After 25 years, George Fine's 90-seat Beef "n Bottle is still going strong. What's the secret to his success? "Consistency," he says. "You latch onto something and you don't need to change anything. People can recommend it with confidence because they know that people will find what they did. I've been around a long time, you know. Consistency is very important."

Just inside the Beef 'n Bottle, glossy photographs of celebrities stare back at you. "Some of these folks have eaten here," Fine comments. No, not Elvis. Fine quickly adds, "He died in 1977 before we opened. But Kirk Douglas was here. And Mel Gibson, Arnold Palmer. And Patricia Cornwell wrote about us in The Hornet's Nest."

The music, mixed by Fine, is a variety of 1940s and 1950s selections. The interior is dark. Very dark. Dark wood, high back booths, faded red gels cover the overheads, candles and red light bulbs in wall scones. There's a quirky aspect to the interior as well. The two very small bathrooms have a sink in the hallway in front of them. Directly across from this bathroom area is a small non-smoking room. The larger front dining room is for smokers. Although some memories are worth revisiting, the days of smoke-filled dining rooms are not one of them. I was stunned to see a woman lighting up at a table next to me.

Fine says, "Those high back booths are like baffles and contain the smoke." But the truth is they don't. Service is friendly. Fine says all his servers have been bartenders "so they do the mixing themselves and know how to talk to people."

The first item on the menu is Harvey's Bristol Cream Sherry as an appetizer wine.
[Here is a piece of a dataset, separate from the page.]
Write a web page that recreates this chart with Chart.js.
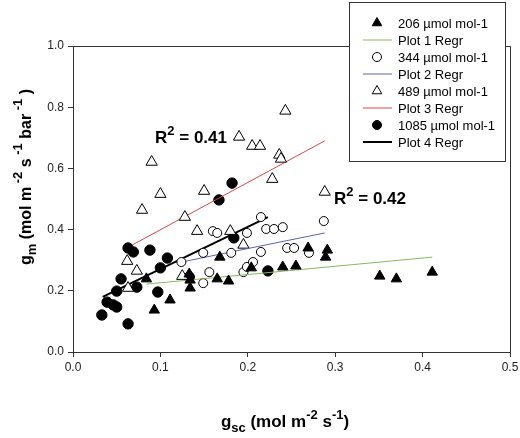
<!DOCTYPE html>
<html>
<head>
<meta charset="utf-8">
<script src="https://cdn.jsdelivr.net/npm/chart.js@4"></script>
<style>
  html, body { margin: 0; padding: 0; background: #fff; }
</style>
</head>
<body>
<canvas id="gmChart" width="520" height="438"></canvas>
<script>
// tick labels
const xTicks = [0.0, 0.1, 0.2, 0.3, 0.4, 0.5];
const yTicks = [0.0, 0.2, 0.4, 0.6, 0.8, 1.0];

// series names
const seriesLabels = ['206 µmol mol-1', '344 µmol mol-1', '489 µmol mol-1', '1085 µmol mol-1'];
const regrLabels = ['Plot 1 Regr', 'Plot 2 Regr', 'Plot 3 Regr', 'Plot 4 Regr'];

// 206 µmol mol-1 (filled triangles)
const gsc206 = [0.084, 0.093, 0.111, 0.133, 0.134, 0.134, 0.165, 0.168, 0.178, 0.204, 0.240, 0.255, 0.269, 0.291, 0.289, 0.351, 0.370, 0.411];
const gm206  = [0.239, 0.137, 0.170, 0.255, 0.235, 0.209, 0.239, 0.310, 0.232, 0.275, 0.278, 0.281, 0.340, 0.333, 0.310, 0.248, 0.239, 0.261];

// 344 µmol mol-1 (open circles)
const gsc344 = [0.124, 0.149, 0.156, 0.149, 0.160, 0.165, 0.181, 0.195, 0.199, 0.206, 0.199, 0.215, 0.215, 0.221, 0.230, 0.240, 0.245, 0.253, 0.270, 0.287];
const gm344  = [0.294, 0.324, 0.261, 0.225, 0.395, 0.389, 0.324, 0.261, 0.278, 0.294, 0.389, 0.441, 0.327, 0.402, 0.402, 0.408, 0.340, 0.340, 0.324, 0.428];

// 489 µmol mol-1 (open triangles)
const gsc489 = [0.062, 0.073, 0.063, 0.079, 0.090, 0.100, 0.125, 0.128, 0.142, 0.150, 0.180, 0.190, 0.195, 0.205, 0.214, 0.228, 0.236, 0.238, 0.243, 0.288];
const gm489  = [0.297, 0.265, 0.209, 0.464, 0.621, 0.516, 0.248, 0.441, 0.395, 0.526, 0.395, 0.703, 0.350, 0.673, 0.673, 0.565, 0.644, 0.631, 0.788, 0.523];

// 1085 µmol mol-1 (filled circles)
const gsc1085 = [0.033, 0.039, 0.046, 0.050, 0.050, 0.055, 0.063, 0.063, 0.069, 0.073, 0.088, 0.097, 0.100, 0.108, 0.133, 0.167, 0.182, 0.184, 0.223];
const gm1085  = [0.121, 0.163, 0.154, 0.147, 0.199, 0.239, 0.092, 0.340, 0.327, 0.212, 0.333, 0.196, 0.275, 0.307, 0.245, 0.497, 0.552, 0.373, 0.265];

// regression line end points
const regr1X = [0.084, 0.411], regr1Y = [0.222, 0.310];
const regr2X = [0.124, 0.288], regr2Y = [0.294, 0.389];
const regr3X = [0.068, 0.288], regr3Y = [0.350, 0.690];
const regr4X = [0.034, 0.223], regr4Y = [0.180, 0.441];

const pts = (xs, ys) => xs.map((x, i) => ({ x: x, y: ys[i] }));

function scatterSet(label, xs, ys, style, radius, fill) {
  return {
    type: 'scatter', label: label, data: pts(xs, ys),
    pointStyle: style, pointRadius: radius, pointHoverRadius: radius,
    backgroundColor: fill, borderColor: '#000', borderWidth: 1
  };
}
function lineSet(label, xs, ys, color, width) {
  return {
    type: 'line', label: label, data: pts(xs, ys),
    borderColor: color, borderWidth: width, pointRadius: 0, fill: false, tension: 0
  };
}

const datasets = [
  scatterSet(seriesLabels[0], gsc206, gm206, 'triangle', 6, '#000'),
  lineSet(regrLabels[0], regr1X, regr1Y, '#86b860', 1),
  scatterSet(seriesLabels[1], gsc344, gm344, 'circle', 4.5, '#fff'),
  lineSet(regrLabels[1], regr2X, regr2Y, '#5a66a8', 1),
  scatterSet(seriesLabels[2], gsc489, gm489, 'triangle', 6.5, '#fff'),
  lineSet(regrLabels[2], regr3X, regr3Y, '#d84848', 1),
  scatterSet(seriesLabels[3], gsc1085, gm1085, 'circle', 5.2, '#000'),
  lineSet(regrLabels[3], regr4X, regr4Y, '#000', 2)
];

// text with sub/superscripts
function richWidth(ctx, parts) {
  let w = 0;
  parts.forEach(p => { ctx.font = 'bold ' + p.s + 'px "Liberation Sans", Arial, sans-serif'; w += ctx.measureText(p.t).width; });
  return w;
}
function drawRich(ctx, parts, x, y) {
  let cx = x;
  parts.forEach(p => {
    ctx.font = 'bold ' + p.s + 'px "Liberation Sans", Arial, sans-serif';
    ctx.fillText(p.t, cx, y + (p.dy || 0));
    cx += ctx.measureText(p.t).width;
  });
}

const xTitle = [
  { t: 'g', s: 17 }, { t: 'sc', s: 13, dy: 5 }, { t: ' (mol m', s: 17 }, { t: '-2', s: 13, dy: -8 },
  { t: ' s', s: 17 }, { t: '-1', s: 13, dy: -8 }, { t: ')', s: 17 }
];
const yTitle = [
  { t: 'g', s: 16 }, { t: 'm', s: 13, dy: 5 }, { t: ' (mol m', s: 16 }, { t: ' -2', s: 13, dy: -9 },
  { t: ' s', s: 16 }, { t: ' -1', s: 13, dy: -9 }, { t: ' bar', s: 16 }, { t: ' -1', s: 13, dy: -9 }, { t: ' )', s: 16 }
];
const r2a = [{ t: 'R', s: 17 }, { t: '2', s: 13, dy: -8 }, { t: ' = 0.41', s: 17 }];
const r2b = [{ t: 'R', s: 17 }, { t: '2', s: 13, dy: -8 }, { t: ' = 0.42', s: 17 }];

const decorPlugin = {
  id: 'decor',
  afterDraw(chart) {
    const ctx = chart.ctx;
    const a = chart.chartArea;
    ctx.save();
    // frame top and right
    ctx.strokeStyle = '#333';
    ctx.lineWidth = 1;
    ctx.beginPath();
    ctx.moveTo(a.left, a.top + 0.5);
    ctx.lineTo(a.right + 0.5, a.top + 0.5);
    ctx.lineTo(a.right + 0.5, a.bottom);
    ctx.stroke();

    ctx.fillStyle = '#000';
    ctx.textBaseline = 'alphabetic';
    // axis titles
    const xw = richWidth(ctx, xTitle);
    drawRich(ctx, xTitle, 285 - xw / 2, 427);
    ctx.save();
    ctx.translate(31, 177);
    ctx.rotate(-Math.PI / 2);
    const yw = richWidth(ctx, yTitle);
    drawRich(ctx, yTitle, -yw / 2, 0);
    ctx.restore();

    // R² annotations
    drawRich(ctx, r2a, 155, 143);
    drawRich(ctx, r2b, 334, 204);

    // legend box
    const lx = 349, ly = 2, lw = 156, lh = 159;
    ctx.fillStyle = '#fff';
    ctx.fillRect(lx, ly, lw, lh);
    ctx.strokeStyle = '#333';
    ctx.strokeRect(lx + 0.5, ly + 0.5, lw, lh);
    ctx.font = '13px "Liberation Sans", Arial, sans-serif';
    ctx.textBaseline = 'middle';
    chart.data.datasets.forEach((ds, i) => {
      const y = 23 + i * 17;
      if (ds.type === 'line') {
        ctx.strokeStyle = ds.borderColor;
        ctx.lineWidth = ds.borderWidth;
        ctx.beginPath();
        ctx.moveTo(363, y);
        ctx.lineTo(392, y);
        ctx.stroke();
      } else {
        ctx.fillStyle = ds.backgroundColor;
        ctx.strokeStyle = '#000';
        ctx.lineWidth = 1;
        ctx.beginPath();
        const r = ds.pointStyle === 'triangle' ? 5.5 : 4.5;
        if (ds.pointStyle === 'triangle') {
          for (let k = 0; k < 3; k++) {
            const ang = k * 2 * Math.PI / 3;
            const px = 377 + Math.sin(ang) * r, py = y - Math.cos(ang) * r;
            if (k === 0) ctx.moveTo(px, py); else ctx.lineTo(px, py);
          }
          ctx.closePath();
        } else {
          ctx.arc(377, y, r, 0, 2 * Math.PI);
        }
        ctx.fill();
        ctx.stroke();
      }
      ctx.fillStyle = '#000';
      ctx.fillText(ds.label, 398, y + 1);
    });
    ctx.restore();
  }
};

new Chart(document.getElementById('gmChart').getContext('2d'), {
  data: { datasets: datasets },
  options: {
    responsive: false,
    animation: false,
    layout: { padding: { top: 46, right: 10, left: 0, bottom: 0 } },
    plugins: { legend: { display: false }, tooltip: { enabled: false } },
    scales: {
      x: {
        type: 'linear', min: 0, max: 0.5,
        afterBuildTicks: s => { s.ticks = xTicks.map(v => ({ value: v })); },
        afterFit: s => { s.height = 86; s.paddingLeft = 0; s.paddingRight = 0; },
        ticks: { callback: v => v.toFixed(1), color: '#222', padding: 3, maxRotation: 0,
                 font: { size: 12, family: '"Liberation Sans", Arial, sans-serif' } },
        grid: { drawOnChartArea: false, tickLength: 5, color: '#333' },
        border: { color: '#333' }
      },
      y: {
        type: 'linear', min: 0, max: 1,
        afterBuildTicks: s => { s.ticks = yTicks.map(v => ({ value: v })); },
        afterFit: s => { s.width = 73; s.paddingTop = 0; s.paddingBottom = 0; },
        ticks: { callback: v => v.toFixed(1), color: '#222', padding: 4,
                 font: { size: 12, family: '"Liberation Sans", Arial, sans-serif' } },
        grid: { drawOnChartArea: false, tickLength: 5, color: '#333' },
        border: { color: '#333' }
      }
    }
  },
  plugins: [decorPlugin]
});
</script>
</body>
</html>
When was the last time you saw that? The wine list is short: 10 reds, 10 whites. The corkage fee is $9 per bottle. The Beef 'n Bottle's menu is a time warp of the Cold War era, not the quiche crazed 1970s. Fine says many of the kitchen crew were with him at the Amber House in 1958.

Shrimp and oysters dominate the appetizers. The Scampi (the first in Charlotte, I'm told) had a half dozen shrimp gleaming in a bowl of buttery white wine sauce surrounded by slices of grilled bread. The Oysters Rockefeller, also a Charlotte first, I'm told, tastes of earthy spinach and the sea. A side order of creamed spinach, however, strays into saltiness. Potatoes and salads are inclusive with entrees. Bowls filled with chopped iceberg arrive with a Mediterraneanesque platter of freshly sliced green peppers, red onions, cucumbers, celery and whole radishes. A salad dressing condiment server with a dense blue cheese, a rarely found thousand island, a pedestrian French, and canola-based Italian is also delivered to the table.

The main event is, of course, the beef. Fine serves precisely cooked Black Angus and notes that he ages the meat for at least 30 days in the cooler. Cuts include filet mignon, New York strip, rib eye, sirloin, and bits of tenderloin sauteed in wine sauce with mushrooms, peppers and onions. Prices range from $13.95 to $23.95 for the thick filet. The strip proved to have an intense juicy flavor seared inside. Seafood items are also touchstones: scallops, frogs' legs, lobster tails, red snapper almondine, and fried shrimp. The bay scallops arrived immersed in a shallow bowl of melted lemon butter.

If, by this time you haven't exceeded your calorie/fat/cholesterol count, order dessert. The hot deep-dish apple pie served with cinnamon ice cream reminds you of the one your aunt brought to Thanksgiving dinner and the French silk chocolate pie remains unfussy.

George Fine says consistency is the key to his success. Owning the real estate cannot hurt, either. His timeless consistency allows us to take a bite of Charlotte's culinary past.